— Start Material for the task —
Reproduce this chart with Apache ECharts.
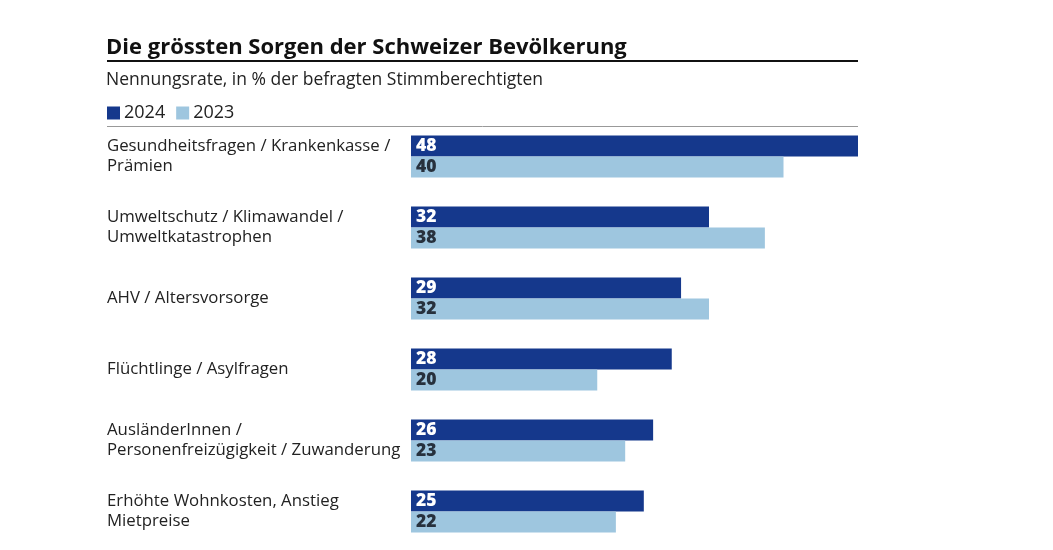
<!DOCTYPE html>
<html>
<head>
<meta charset="utf-8">
<script src="https://cdn.jsdelivr.net/npm/echarts@6/dist/echarts.min.js"></script>
<style>
  html, body { margin: 0; padding: 0; background: #fff; }
  #chart { width: 1053px; height: 550px; }
</style>
</head>
<body>
<div id="chart"></div>
<script>
var categories = [
  'Gesundheitsfragen / Krankenkasse /\nPrämien',
  'Umweltschutz / Klimawandel /\nUmweltkatastrophen',
  'AHV / Altersvorsorge',
  'Flüchtlinge / Asylfragen',
  'AusländerInnen /\nPersonenfreizügigkeit / Zuwanderung',
  'Erhöhte Wohnkosten, Anstieg\nMietpreise'
];
var values2024 = [48, 32, 29, 28, 26, 25];
var values2023 = [40, 38, 32, 20, 23, 22];

var font = '"Open Sans", "Noto Sans", sans-serif';

var chart = echarts.init(document.getElementById('chart'));

function valueLabel(color) {
  return {
    show: true,
    position: 'insideLeft',
    distance: 5,
    color: color,
    fontFamily: font,
    fontWeight: 800,
    fontSize: 17.5
  };
}

chart.setOption({
  animation: false,
  textStyle: { fontFamily: font },
  title: {
    text: 'Die grössten Sorgen der Schweizer Bevölkerung',
    subtext: 'Nennungsrate, in % der befragten Stimmberechtigten',
    left: 106,
    top: 37,
    padding: 0,
    itemGap: 12,
    textStyle: { fontSize: 22, fontWeight: 'bold', color: '#111', fontFamily: font },
    subtextStyle: { fontSize: 17.5, color: '#222', fontFamily: font }
  },
  legend: {
    left: 107,
    top: 104,
    padding: 0,
    itemWidth: 13,
    itemHeight: 13,
    itemGap: 11,
    icon: 'rect',
    textStyle: { fontSize: 18, color: '#222', fontFamily: font, padding: [0, 0, 0, -1] },
    data: ['2024', '2023']
  },
  graphic: [
    { type: 'line', shape: { x1: 107, y1: 61, x2: 858, y2: 61 }, style: { stroke: '#111', lineWidth: 2 } },
    { type: 'line', shape: { x1: 107, y1: 126.5, x2: 858, y2: 126.5 }, style: { stroke: '#999', lineWidth: 1 } }
  ],
  grid: { left: 411, right: 195, top: 121, bottom: 3 },
  xAxis: {
    type: 'value',
    min: 0,
    max: 48,
    show: false
  },
  yAxis: {
    type: 'category',
    inverse: true,
    data: categories,
    axisLine: { show: false },
    axisTick: { show: false },
    axisLabel: {
      align: 'left',
      margin: 304,
      fontSize: 16.8,
      lineHeight: 20,
      color: '#222',
      fontFamily: font
    }
  },
  series: [
    {
      name: '2024',
      type: 'bar',
      data: values2024,
      barWidth: 21,
      barGap: '0%',
      itemStyle: { color: '#15388c' },
      label: valueLabel('#fff')
    },
    {
      name: '2023',
      type: 'bar',
      data: values2023,
      barWidth: 21,
      itemStyle: { color: '#9ec6df' },
      label: valueLabel('#27313d')
    }
  ]
});
</script>
</body>
</html>
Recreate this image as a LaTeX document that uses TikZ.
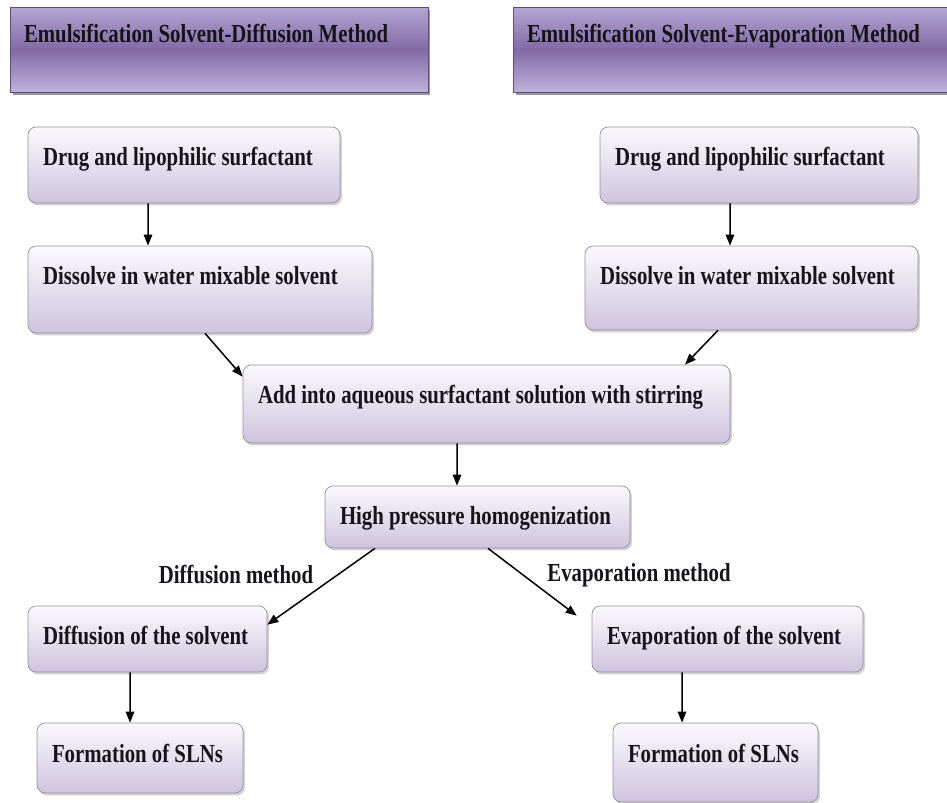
— End Material for the task —
▸ **Exercise goal**
Quote the preceding listing precisely and completely, omitting its images.

▸ **Result below**
Reproduce this chart with Apache ECharts.
<!DOCTYPE html>
<html>
<head>
<meta charset="utf-8">
<script src="https://cdn.jsdelivr.net/npm/echarts@6/dist/echarts.min.js"></script>
<style>
  html, body { margin: 0; padding: 0; background: #fff; }
  #chart { width: 1053px; height: 550px; }
</style>
</head>
<body>
<div id="chart"></div>
<script>
var categories = [
  'Gesundheitsfragen / Krankenkasse /\nPrämien',
  'Umweltschutz / Klimawandel /\nUmweltkatastrophen',
  'AHV / Altersvorsorge',
  'Flüchtlinge / Asylfragen',
  'AusländerInnen /\nPersonenfreizügigkeit / Zuwanderung',
  'Erhöhte Wohnkosten, Anstieg\nMietpreise'
];
var values2024 = [48, 32, 29, 28, 26, 25];
var values2023 = [40, 38, 32, 20, 23, 22];

var font = '"Open Sans", "Noto Sans", sans-serif';

var chart = echarts.init(document.getElementById('chart'));

function valueLabel(color) {
  return {
    show: true,
    position: 'insideLeft',
    distance: 5,
    color: color,
    fontFamily: font,
    fontWeight: 800,
    fontSize: 17.5
  };
}

chart.setOption({
  animation: false,
  textStyle: { fontFamily: font },
  title: {
    text: 'Die grössten Sorgen der Schweizer Bevölkerung',
    subtext: 'Nennungsrate, in % der befragten Stimmberechtigten',
    left: 106,
    top: 37,
    padding: 0,
    itemGap: 12,
    textStyle: { fontSize: 22, fontWeight: 'bold', color: '#111', fontFamily: font },
    subtextStyle: { fontSize: 17.5, color: '#222', fontFamily: font }
  },
  legend: {
    left: 107,
    top: 104,
    padding: 0,
    itemWidth: 13,
    itemHeight: 13,
    itemGap: 11,
    icon: 'rect',
    textStyle: { fontSize: 18, color: '#222', fontFamily: font, padding: [0, 0, 0, -1] },
    data: ['2024', '2023']
  },
  graphic: [
    { type: 'line', shape: { x1: 107, y1: 61, x2: 858, y2: 61 }, style: { stroke: '#111', lineWidth: 2 } },
    { type: 'line', shape: { x1: 107, y1: 126.5, x2: 858, y2: 126.5 }, style: { stroke: '#999', lineWidth: 1 } }
  ],
  grid: { left: 411, right: 195, top: 121, bottom: 3 },
  xAxis: {
    type: 'value',
    min: 0,
    max: 48,
    show: false
  },
  yAxis: {
    type: 'category',
    inverse: true,
    data: categories,
    axisLine: { show: false },
    axisTick: { show: false },
    axisLabel: {
      align: 'left',
      margin: 304,
      fontSize: 16.8,
      lineHeight: 20,
      color: '#222',
      fontFamily: font
    }
  },
  series: [
    {
      name: '2024',
      type: 'bar',
      data: values2024,
      barWidth: 21,
      barGap: '0%',
      itemStyle: { color: '#15388c' },
      label: valueLabel('#fff')
    },
    {
      name: '2023',
      type: 'bar',
      data: values2023,
      barWidth: 21,
      itemStyle: { color: '#9ec6df' },
      label: valueLabel('#27313d')
    }
  ]
});
</script>
</body>
</html>
Recreate this image as a LaTeX document that uses TikZ.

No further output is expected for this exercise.